Currently, voters residing abroad can only poll in their respective constituencies. This regulation is seen as restrictive as only a few thousand Indians living overseas have registered as voters, the maximum being from Kerala. Of these, barely anyone has travelled to the country to exercise his or her franchise.
Under the proxy option, proposed by the EC and subsequently accepted by the law ministry, an NRI will be able to cast vote through a nominee residing in India. In the second option, the poll panel will upload the ballot paper online, which can be accessed by a registered NRI voter through a secure password. Once downloaded and printed, the NRI can then mark his or her preferred candidate on the ballot paper. The voter will then have to self-attest the ballot paper and send it back to the returning officer by snail mail within a stipulated period.

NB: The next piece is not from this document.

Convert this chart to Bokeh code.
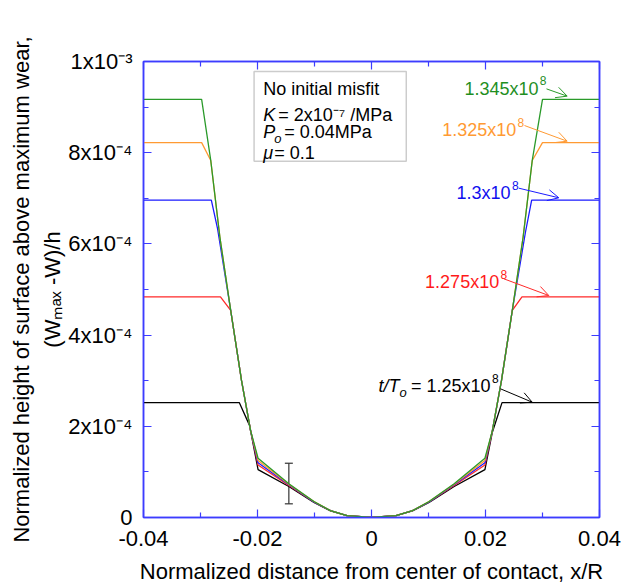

The EC has constituted a technical committee headed by Rajat Moona of C-DAC, the government's research and development arm in advanced computing, and comprising other technical experts, to develop a software that will allow the commission to dispatch the ballot paper to NRI voters online.

The software, EC officials told ET, is "almost ready" and currently undergoing a "security audit". This comes in the wake of the Centre accepting the poll panel's recommendations on NRI voting, which were submitted to the Supreme Court early this year.
According to rough estimates, there are about one crore Indians settled abroad, of which 60 lakh could easily be of eligible voting age. They could hold considerable sway in election results, especially in states such as Punjab, Gujarat and Kerala, where a number of expats hail from.